As a unique not-for-profit organisation with many roles and responsibilities carried out by members, volunteers and staff, the framework was developed to be user-friendly for everyone. For example, international volunteers use risk assessments to guide decision making and our Board use the risk management framework to assess high-level contracts.

A comprehensive organisational risk register identifies key risks and reports existing controls and mitigation strategies to the Audit and Risk Committee and is managed by the National Risk & Insurance Manager. All services and programs must complete detailed risk assessments. These are formally evaluated and reviewed annually, but are considered a living document and are discussed, updated and reviewed within team meetings regularly.

Through these assessments and the implementation of controls we can successfully mitigate risks by reducing their likelihood and/or impact. In the past year, we have seen a significant risk reduction in potential risk areas, including motor vehicle incidents, work health and safety, contract management and compliance, working with people with challenging behaviours and continuity of service delivery.

Improving work health and safety

We continue to work towards our vision of being harm free. We have particularly focused on our key three work health and safety (WHS) strategic objectives: consultation, hazard inspections and reporting.

We encourage our workforce to proactively contribute to WHS issues and solutions and ensure staff and volunteers have access to WHS information. Key to the consultation process are the WHS Committees, which are responsible for ensuring adequate numbers of WHS representatives, wardens and first aid staff and volunteers, as well as monitoring the timeliness and effectiveness of corrective actions taken. Each state/territory has its own WHS Committee, and this year, volunteer WHS committee members were recruited in some states/territories for the first time.

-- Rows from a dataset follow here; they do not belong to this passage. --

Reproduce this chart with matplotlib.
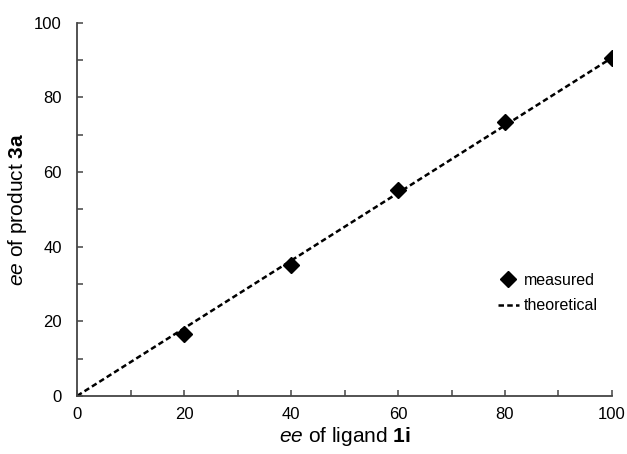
import matplotlib
matplotlib.use("Agg")
import matplotlib.pyplot as plt

plt.rcParams['font.family'] = ['Liberation Sans', 'DejaVu Sans']
plt.rcParams['mathtext.fontset'] = 'custom'
plt.rcParams['mathtext.rm'] = 'Liberation Sans'
plt.rcParams['mathtext.it'] = 'Liberation Sans:italic'
plt.rcParams['mathtext.bf'] = 'Liberation Sans:bold'

ligand_ee = [20, 40, 60, 80, 100]
product_ee = [16.5, 35.0, 55.2, 73.5, 90.6]
theory_x = [0, 100]
theory_y = [0, 90.6]

fig = plt.figure(figsize=(6.27, 4.54), dpi=100)
ax = fig.add_axes([0.123, 0.128, 0.853, 0.822])

ax.plot(theory_x, theory_y, linestyle=(0, (2.2, 1.3)), color='black', lw=1.8, label='theoretical', zorder=2)
ax.plot(ligand_ee, product_ee, linestyle='none', marker='D', markersize=8.5, color='black', label='measured', zorder=3)

ax.set_xlim(0, 100)
ax.set_ylim(0, 100)
ax.set_xticks(range(0, 101, 20))
ax.set_yticks(range(0, 101, 20))
ax.set_xticks(range(0, 101, 10), minor=True)
ax.set_yticks(range(0, 101, 10), minor=True)
ax.tick_params(which='both', direction='in', length=4, width=1.1, labelsize=12, color='#444444')
ax.tick_params(axis='x', pad=8)
ax.tick_params(axis='y', pad=11)
for s in ['top', 'right']:
    ax.spines[s].set_visible(False)
for s in ['left', 'bottom']:
    ax.spines[s].set_linewidth(1.3)
    ax.spines[s].set_color('#444444')

ax.set_xlabel(r'$\mathit{ee}$ of ligand $\mathbf{1i}$', fontsize=15, labelpad=2)
ax.set_ylabel(r'$\mathit{ee}$ of product $\mathbf{3a}$', fontsize=15, labelpad=4)

handles, labels = ax.get_legend_handles_labels()
ax.legend(handles[::-1], labels[::-1], loc='center left', bbox_to_anchor=(0.76, 0.275),
          frameon=False, fontsize=11.5, handlelength=1.3, handletextpad=0.3, labelspacing=0.65)

fig.savefig('out.png', dpi=100)
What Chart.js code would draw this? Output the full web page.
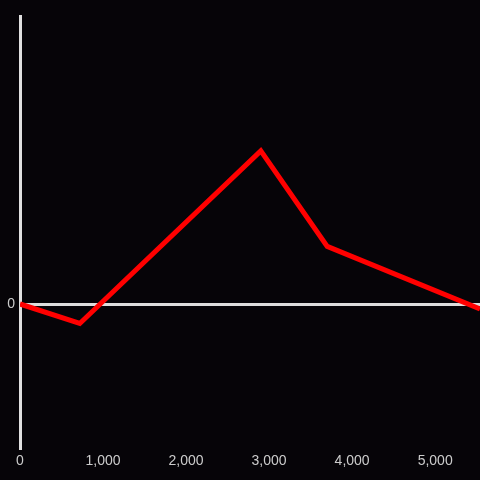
<!DOCTYPE html>
<html>
<head>
<meta charset="utf-8">
<script src="https://cdn.jsdelivr.net/npm/chart.js@4.4.1/dist/chart.umd.min.js"></script>
<style>
  html, body { margin: 0; padding: 0; background: #060408; }
  #wrap { width: 480px; height: 480px; }
</style>
</head>
<body>
<div id="wrap"><canvas id="chart"></canvas></div>
<script>
const xValues = [0, 720, 2900, 3700, 5540];
const yValues = [0, -0.135, 1.063, 0.40, -0.035];
const xTicks = [0, 1000, 2000, 3000, 4000, 5000];
const yTicks = [0];

const ctx = document.getElementById('chart').getContext('2d');
new Chart(ctx, {
  type: 'line',
  data: {
    datasets: [{
      data: xValues.map((x, i) => ({ x: x, y: yValues[i] })),
      borderColor: '#ff0000',
      borderWidth: 5,
      pointRadius: 0,
      tension: 0,
      fill: false
    }]
  },
  options: {
    responsive: true,
    maintainAspectRatio: false,
    animation: false,
    layout: { padding: { top: 16, left: 0, right: 0, bottom: 0 } },
    plugins: { legend: { display: false }, tooltip: { enabled: false } },
    scales: {
      x: {
        type: 'linear',
        min: 0,
        max: 5540,
        afterBuildTicks: s => { s.ticks = xTicks.map(v => ({ value: v })); },
        afterFit: s => { s.height = 32; },
        grid: { display: false, drawTicks: false },
        border: { display: false },
        ticks: {
          color: '#cccccc',
          font: { family: 'Liberation Sans, Arial, sans-serif', size: 14 },
          padding: 5,
          maxRotation: 0
        }
      },
      y: {
        min: -1,
        max: 2,
        afterBuildTicks: s => { s.ticks = yTicks.map(v => ({ value: v })); },
        afterFit: s => { s.width = 20; },
        grid: {
          drawTicks: false,
          color: c => (c.tick && c.tick.value === 0 ? '#dddddd' : 'transparent'),
          lineWidth: 3
        },
        border: { display: true, color: '#e0e0e0', width: 3 },
        ticks: {
          color: '#cccccc',
          font: { family: 'Liberation Sans, Arial, sans-serif', size: 14 },
          padding: 5
        }
      }
    }
  }
});
</script>
</body>
</html>
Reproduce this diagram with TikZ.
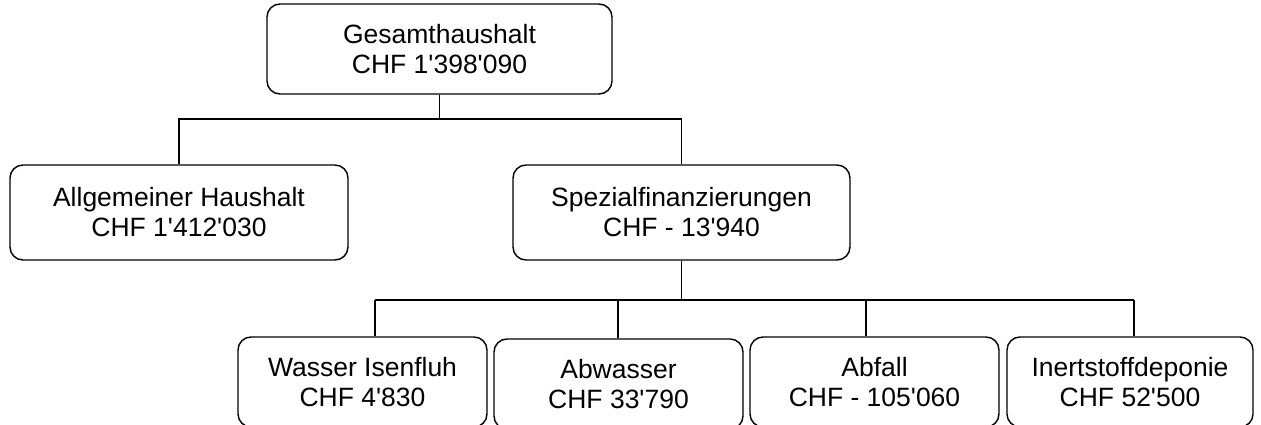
\documentclass[tikz,border=0pt]{standalone}
\usepackage{fontspec}
\setmainfont{Liberation Sans}[Ligatures=TeXOff]
\begin{document}
\begin{tikzpicture}[x=1pt,y=-1pt,
  box/.style={draw=black, line width=1.4pt, rounded corners=13pt, align=center,
    inner sep=0pt, font=\fontsize{26.5}{30}\selectfont},
  conn/.style={draw=black, line width=1.4pt}]
\useasboundingbox (0,0) rectangle (1261,425);
% nodes
\node[box, minimum width=345pt, minimum height=90pt] (top) at (439.5,49) {Gesamthaushalt\\CHF 1'398'090};
\node[box, minimum width=338pt, minimum height=95pt] (alg) at (179,212.5) {Allgemeiner Haushalt\\CHF 1'412'030};
\node[box, minimum width=337pt, minimum height=95pt] (spez) at (681.5,212.5) {Spezialfinanzierungen\\CHF - 13'940};
\node[box, minimum width=249pt, minimum height=90pt] (was) at (362.5,382) {Wasser Isenfluh\\CHF 4'830};
\node[box, minimum width=249pt, minimum height=90pt] (abw) at (618.5,384) {Abwasser\\CHF 33'790};
\node[box, minimum width=249pt, minimum height=90pt] (abf) at (874.5,382) {Abfall\\CHF - 105'060};
\node[box, minimum width=246pt, minimum height=90pt] (ine) at (1130,382) {Inertstoffdeponie\\CHF 52'500};
% junction coordinates
\coordinate (j1) at (439.5,119);
\coordinate (j2) at (681.5,300);
\coordinate (b1) at (375,300);
\coordinate (b2) at (618,300);
\coordinate (b3) at (866,300);
\coordinate (b4) at (1134,300);
% connectors
\draw[conn] (top.south) -- (j1);
\draw[conn] (alg.north) -- (alg.north |- j1) -- (spez.north |- j1) -- (spez.north);
\draw[conn] (spez.south) -- (j2);
\draw[conn] (b1) -- (b4);
\draw[conn] (b1) -- (b1 |- was.north);
\draw[conn] (b2) -- (b2 |- abw.north);
\draw[conn] (b3) -- (b3 |- abf.north);
\draw[conn] (b4) -- (b4 |- ine.north);
\end{tikzpicture}
\end{document}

Red Cross undertakes hazard inspections at each workplace at least twice a year. Our aim is that all Red Cross people report near misses, incidents and hazards, and that managers investigate and implement appropriate actions to prevent future harm. In January we introduced a new online hazard and incident reporting database (iHAWC) to make it easier for hazards to be quickly reported. This system has made a significant difference in our ability to provide timely and accurate WHS data to managers and the Board. Additionally, the data allows each group to make informed decisions to reduce WHS risks.